5. Have an Exit Strategy. Before you turn the first bolt, ask yourself: "How will I sell this car?" If the answer is "to a dealer in three years," keep every stock part and assume you’ll need to return it to factory condition. The market for a heavily modified car is 1/100th the size of the market for a stock one. Your modification plan should be influenced by your planned ownership horizon.

The Verdict: A Calculated Expression
Aftermarket modification is not for everyone. For the owner who values maximum reliability, seamless warranty coverage, and predictable cost of ownership, it is a path to be avoided. The stock vehicle, as engineered, represents the peak of balanced, validated, and supported design.
But for the enthusiast, the tinkerer, the individualist, it is an essential part of the ownership experience. The satisfaction of a car that looks, sounds, and drives exactly to your taste is profound. It forges a unique bond between human and machine.

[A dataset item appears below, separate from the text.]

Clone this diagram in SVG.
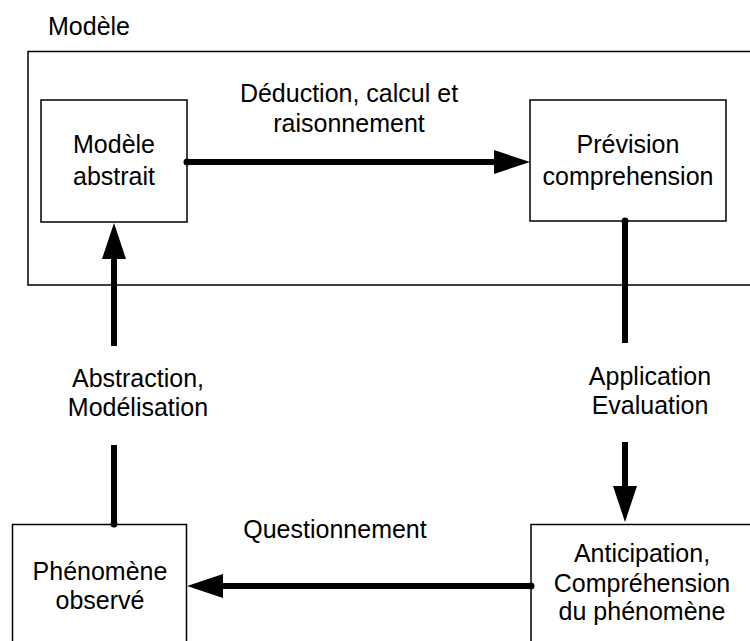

The successful modifier is not the one with the biggest turbo or the lowest ride. It’s the one who enters with eyes wide open—who understands they are trading capital for experience, broad compatibility for specific excellence, and factory assurance for personal responsibility. They modify not because it’s the smartest financial decision, but because the joy of creation and personalization is worth the price of admission.
Choose your path not from marketing, but from honest self-assessment. Know what you’re really buying, and why. Then, whether you keep it stock or transform it utterly, you’ll drive away satisfied.